Social work school of the University of Washington in Seattle, Washington, U.S.

The University of Washington School of Social Work is the social work school of the University of Washington, a public research university in Seattle, Washington.

The School is located in the University District neighborhood of Seattle, Washington adjacent to the main University of Washington campus. Beginning in the early 1900s, the School developed from a single course to an independent department accredited by the Council on Social Work Education.

== History ==

===1900s===

In 1918, the University used Red Cross funding to establish a social casework course in the Department of Sociology in order to train caseworkers to provide services to families of servicemen returning from World War I. This represented the first formal social work training in the state of Washington.

===1930s===

At the height of the Great Depression in 1934, UW established the graduate program at the School with funding from the Washington State Emergency Relief Association in response to the need for public agency social workers and administrators in the region. The School's graduate program became independent in 1934 under the direction of Arlien Johnson and was formally accredited by the Council on Social Work Education during the same year. Ernest Witte becomes the school's director in 1939, adopting a two-year masters program, and expanding the curriculum and fieldwork opportunities.

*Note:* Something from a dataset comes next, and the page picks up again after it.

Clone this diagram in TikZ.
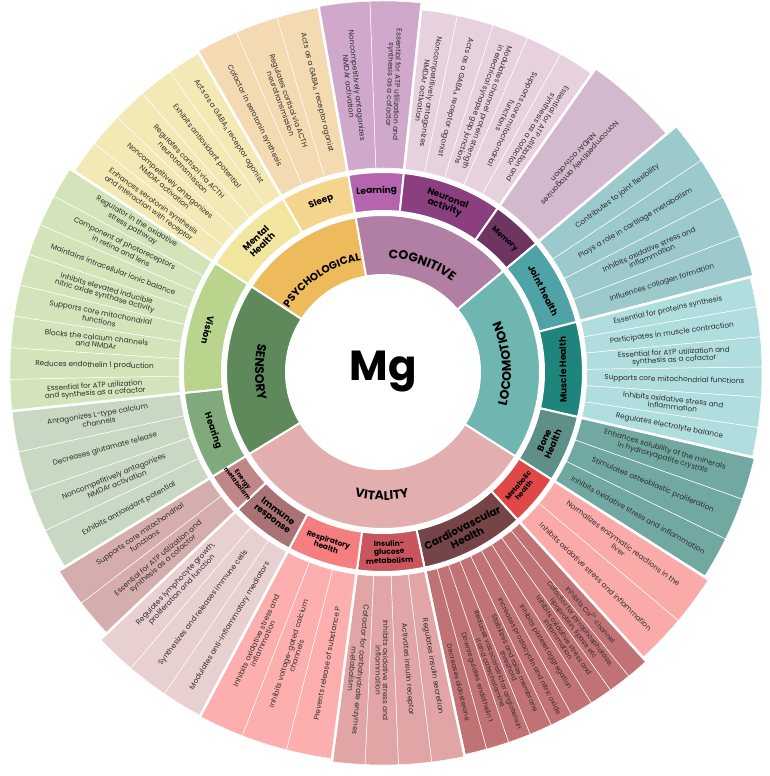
\documentclass[tikz,border=0pt]{standalone}
\usepackage{fontspec}
\setmainfont{Poppins}
\usetikzlibrary{decorations.text}
\definecolor{cogC}{HTML}{B07FA3}
\definecolor{locC}{HTML}{6FB5B0}
\definecolor{vitC}{HTML}{E3AFAE}
\definecolor{senC}{HTML}{5E8A5B}
\definecolor{psyC}{HTML}{EDBB5C}
\definecolor{mentS}{HTML}{F2E69E}
\definecolor{sleepS}{HTML}{F5D48E}
\definecolor{learnS}{HTML}{B565B0}
\definecolor{neurS}{HTML}{8B3F7E}
\definecolor{memS}{HTML}{6E3562}
\definecolor{jointS}{HTML}{4FA3A6}
\definecolor{muscS}{HTML}{1F857C}
\definecolor{boneS}{HTML}{5E8F89}
\definecolor{metaS}{HTML}{E04848}
\definecolor{cardS}{HTML}{744447}
\definecolor{insS}{HTML}{C9565F}
\definecolor{respS}{HTML}{F57E7E}
\definecolor{immS}{HTML}{A97376}
\definecolor{enS}{HTML}{C08786}
\definecolor{hearS}{HTML}{80AA7C}
\definecolor{visS}{HTML}{B8D48D}
\definecolor{mentL}{HTML}{F3E9B4}
\definecolor{sleepL}{HTML}{F4DAB0}
\definecolor{learnL}{HTML}{CFA8CB}
\definecolor{neurL}{HTML}{E8D1DF}
\definecolor{memL}{HTML}{D3B9CE}
\definecolor{jointL}{HTML}{9CC9CC}
\definecolor{muscL}{HTML}{B0DDDD}
\definecolor{boneL}{HTML}{72A8A2}
\definecolor{metaL}{HTML}{FBAAAA}
\definecolor{cardL}{HTML}{C07274}
\definecolor{insL}{HTML}{E2A5A6}
\definecolor{respL}{HTML}{FDAFAF}
\definecolor{immL}{HTML}{E8CFD0}
\definecolor{enL}{HTML}{D4ADAC}
\definecolor{hearL}{HTML}{C9D8C3}
\definecolor{visL}{HTML}{D3E3BA}
\definecolor{leafT}{HTML}{2E2E2E}
\def\leafsize{7.3}
\tikzset{
  leaftext/.style={align=center, text=leafT, font=\fontsize{\leafsize}{\leafsize}\selectfont, inner sep=0pt},
  sublabel/.style={align=center, font=\fontsize{9}{9.5}\selectfont\bfseries, inner sep=0pt},
}
\def\tshift{0}
% #1 a1, #2 a2, #3 rout, #4 colour, #5 n, #6 list
\newcommand{\leafring}[6]{%
  \pgfmathsetmacro\lwid{(#1-(#2))/#5}%
  \foreach \leaftxt [count=\i] in {#6}{%
    \pgfmathsetmacro\ba{#1-(\i-1)*\lwid}%
    \pgfmathsetmacro\bb{#1-\i*\lwid}%
    \pgfmathsetmacro\am{#1-(\i-0.5)*\lwid}%
    \fill[#4, draw=white, line width=0.5pt] (\ba:204pt) -- (\ba:#3pt) arc[start angle=\ba, end angle=\bb, radius=#3pt] -- (\bb:204pt) arc[start angle=\bb, end angle=\ba, radius=204pt] -- cycle;
    \pgfmathsetmacro\rot{(\am>40 || \am<-97.5) ? \am+180 : \am}%
    \pgfmathsetmacro\rt{(204+#3)/2+\tshift}%
    \node[leaftext, rotate=\rot] at (\am:\rt pt) {\leaftxt};
  }%
  \pgfmathsetmacro\ro{#3+3}%
  \draw[white, line width=2.5pt] (#1:202pt) -- (#1:\ro pt);
  \draw[white, line width=2.5pt] (#2:202pt) -- (#2:\ro pt);
}
% sector #1 a1 #2 a2 #3 r1 #4 r2 #5 colour
\newcommand{\sect}[5]{%
  \fill[#5, draw=white, line width=2pt] (#1:#3pt) -- (#1:#4pt) arc[start angle=#1, end angle=#2, radius=#4pt] -- (#2:#3pt) arc[start angle=#2, end angle=#1, radius=#3pt] -- cycle;
}
\begin{document}
\begin{tikzpicture}
\fill[white] (-383pt,-404pt) rectangle (387pt,372pt);
\useasboundingbox (-383pt,-404pt) rectangle (387pt,372pt);

% outer leaves
\leafring{147}{120}{368}{mentL}{5}{{Enhances serotonin synthesis\\and interaction with receptor},{Noncompetitively antagonizes\\NMDAr activation},{Regulates cortisol via ACTH\\neurotransmission},{Exhibits antioxidant potential},{Acts as a GABA\textsubscript{A} receptor agonist}}
\leafring{120}{100}{370}{sleepL}{3}{{Cofactor in serotonin synthesis},{Regulates cortisol via ACTH\\neurotransmission},{Acts as a GABA\textsubscript{A} receptor agonist}}
\leafring{100}{84}{371}{learnL}{2}{{Noncompetitively antagonizes\\NMDAr activation},{Essential for ATP utilization and\\synthesis as a cofactor}}
\leafring{84}{55}{364}{neurL}{5}{{Noncompetitively antagonizes\\NMDAr activation},{Acts as a GABA\textsubscript{A} receptor agonist},{Modulates channel protein strength\\in electrical synapse gap junctions},{Supports core mitochondrial\\functions},{Essential for ATP utilization and\\synthesis as a cofactor}}
\leafring{55}{40}{370}{memL}{1}{{Noncompetitively antagonizes\\NMDAr activation}}
\leafring{40}{14.5}{382}{jointL}{4}{{Contributes to joint flexibility},{Plays a role in cartilage metabolism},{Inhibits oxidative stress and\\inflammation},{Influences collagen formation}}
\leafring{14.5}{-13}{379}{muscL}{6}{{Essential for proteins synthesis},{Participates in muscle contraction},{Essential for ATP utilization and\\synthesis as a cofactor},{Supports core mitochondrial functions},{Inhibits oxidative stress and\\inflammation},{Regulates electrolyte balance}}
\leafring{-13}{-32.5}{381}{boneL}{3}{{Enhances solubility of the minerals\\in hydroxyapatite crystals},{Stimulates osteoblastic proliferation},{Inhibits oxidative stress and inflammation}}
\leafring{-32.5}{-47.7}{386}{metaL}{2}{{Normalizes enzymatic reactions in the\\liver},{Inhibits oxidative stress and inflammation}}
\def\tshift{22}\def\leafsize{6.8}
\leafring{-47.7}{-78}{391}{cardL}{9}{{Inhibits Ca\textsuperscript{2+} channel},{Cofactor for pyrophosphatase,\\lipoprotein, lipase etc},{Inhibits oxidative stress and\\inflammation},{Inhibits platelet aggregation},{Increases prostacyclin and nitric oxide},{Stabilizes and raise membrane\\threshold},{Reduces vasoconstrictor angiotensin\\II and catecholamine},{Downregulates endothelin 1},{Decreases aldosterone}}
\def\tshift{0}\def\leafsize{7.3}
\leafring{-78}{-97.5}{393}{insL}{4}{{Regulates insulin secretion},{Activates insulin receptor},{Inhibits oxidative stress and\\inflammation},{Cofactor for carbohydrate enzymes\\metabolism}}
\leafring{-97.5}{-118}{390}{respL}{3}{{Prevents release of substance P},{Inhibits voltage-gated calcium\\channels},{Inhibits oxidative stress and\\inflammation}}
\leafring{-118}{-136.6}{389}{immL}{3}{{Modulates anti-inflammatory mediators},{Synthesizes and releases immune cells},{Regulates lymphocyte growth,\\proliferation and function}}
\leafring{-136.6}{-148.5}{380}{enL}{2}{{Essential for ATP utilization and\\synthesis as a cofactor},{Supports core mitochondrial\\functions}}
\leafring{-148.5}{-174}{373}{hearL}{4}{{Exhibits antioxidant potential},{Noncompetitively antagonizes\\NMDAr activation},{Decreases glutamate release},{Antagonizes L-type calcium\\channels}}
\leafring{-174}{-213}{373}{visL}{8}{{Essential for ATP utilization\\and synthesis as a cofactor},{Reduces endothelin 1 production},{Blocks the calcium channels\\and NMDAr},{Supports core mitochondrial\\functions},{Inhibits elevated inducible\\nitric oxide synthase activity},{Maintains intracellular ionic balance},{Component of photoreceptors\\in retina and lens},{Regulator in the oxidative\\stress pathway}}

% ring 2
\sect{147}{120}{161}{200}{mentS}
\sect{120}{100}{161}{200}{sleepS}
\sect{100}{84}{161}{200}{learnS}
\sect{84}{55}{161}{200}{neurS}
\sect{55}{40}{161}{200}{memS}
\sect{40}{14.5}{161}{200}{jointS}
\sect{14.5}{-13}{161}{200}{muscS}
\sect{-13}{-32.5}{161}{200}{boneS}
\sect{-32.5}{-47.7}{161}{200}{metaS}
\sect{-47.7}{-78}{161}{200}{cardS}
\sect{-78}{-97.5}{161}{200}{insS}
\sect{-97.5}{-118}{161}{200}{respS}
\sect{-118}{-136.6}{161}{200}{immS}
\sect{-136.6}{-148.5}{161}{200}{enS}
\sect{-148.5}{-174}{161}{200}{hearS}
\sect{-174}{-213}{161}{200}{visS}

\node[sublabel, rotate=44] (lMent) at (133.5:180pt) {Mental\\Health};
\node[sublabel, rotate=20.5] (lSleep) at (110:181pt) {Sleep};
\node[sublabel, rotate=2] (lLearn) at (92:181pt) {Learning};
\node[sublabel, rotate=-20] (lNeur) at (69.5:180pt) {Neuronal\\activity};
\node[sublabel, rotate=-42, font=\fontsize{7.5}{8}\selectfont\bfseries] (lMem) at (47.5:180pt) {Memory};
\node[sublabel, rotate=-63] (lJoint) at (27:180pt) {Joint health};
\node[sublabel, rotate=90.75] (lMusc) at (0.75:180pt) {Muscle Health};
\node[sublabel, rotate=67] (lBone) at (-23:180pt) {Bone\\Health};
\node[sublabel, rotate=50, font=\fontsize{7}{7.5}\selectfont\bfseries] (lMeta) at (-40:180pt) {Metabolic\\health};
\node[sublabel, rotate=27, font=\fontsize{10.5}{11}\selectfont\bfseries] (lCard) at (-63:180pt) {Cardiovascular\\Health};
\node[sublabel, rotate=2, font=\fontsize{7.5}{8}\selectfont\bfseries] (lIns) at (-88:180pt) {Insulin-\\glucose\\metabolism};
\node[sublabel, rotate=-18, font=\fontsize{7.5}{8}\selectfont\bfseries] (lResp) at (-108:180pt) {Respiratory\\health};
\node[sublabel, rotate=-37] (lImm) at (-127:180pt) {Immune\\response};
\node[sublabel, rotate=-52.5, font=\fontsize{6.3}{6.8}\selectfont\bfseries] (lEn) at (-142.5:180pt) {Energy\\metabolism};
\node[sublabel, rotate=-71] (lHear) at (-161:180pt) {Hearing};
\node[sublabel, rotate=-103.5] (lVis) at (166.5:180pt) {Vision};

% ring 1
\sect{147}{100}{97}{157}{psyC}
\sect{100}{40}{97}{157}{cogC}
\sect{40}{-32.5}{97}{157}{locC}
\sect{-32.5}{-148.5}{97}{157}{vitC}
\sect{-148.5}{-213}{97}{157}{senC}

\path[decorate, decoration={text along path, text={|\fontsize{10.5}{10.5}\selectfont\bfseries|PSYCHOLOGICAL}, text align=center}] (146:114pt) arc[start angle=146, end angle=101, radius=114pt];
\path[decorate, decoration={text along path, text={|\fontsize{12.5}{12.5}\selectfont\bfseries|COGNITIVE}, text align=center}] (99:114pt) arc[start angle=99, end angle=41, radius=114pt];
\path[decorate, decoration={text along path, text={|\fontsize{12.5}{12.5}\selectfont\bfseries|LOCOMOTION}, text align=center}] (-31:128pt) arc[start angle=-31, end angle=39, radius=128pt];
\path[decorate, decoration={text along path, text={|\fontsize{12.5}{12.5}\selectfont\bfseries|VITALITY}, text align=center}] (-147:128pt) arc[start angle=-147, end angle=-34, radius=128pt];
\path[decorate, decoration={text along path, text={|\fontsize{12.5}{12.5}\selectfont\bfseries|SENSORY}, text align=center}] (148:128pt) arc[start angle=148, end angle=212, radius=128pt];

\node[font=\fontsize{42}{42}\selectfont\bfseries] (mg) at (0,0) {Mg};
\end{tikzpicture}
\end{document}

The School gained independent status as a professional school in 1958. The undergraduate program was established in 1959 and formally accredited by the Council on Social Work Education in 1975. The School officially added a doctoral program in 1975 and a three-year evening master's degree program in the 1980s.

== Research Centers ==
Current research centers include the Social Development Research Group, the Indigenous Wellness Research Institute, and Partners for Our Children.

== Partnerships ==

Since 2006, the School of Social Work has partnered with the Royal University of Phnom Penh in Cambodia to develop social work curriculum and train social work professionals to address pressing societal problems, following years of civil discord.

== Rankings and reputation ==
In 2024, the School was ranked 7th out of 319 schools for best graduate programs in social work by the U.S. News & World Report.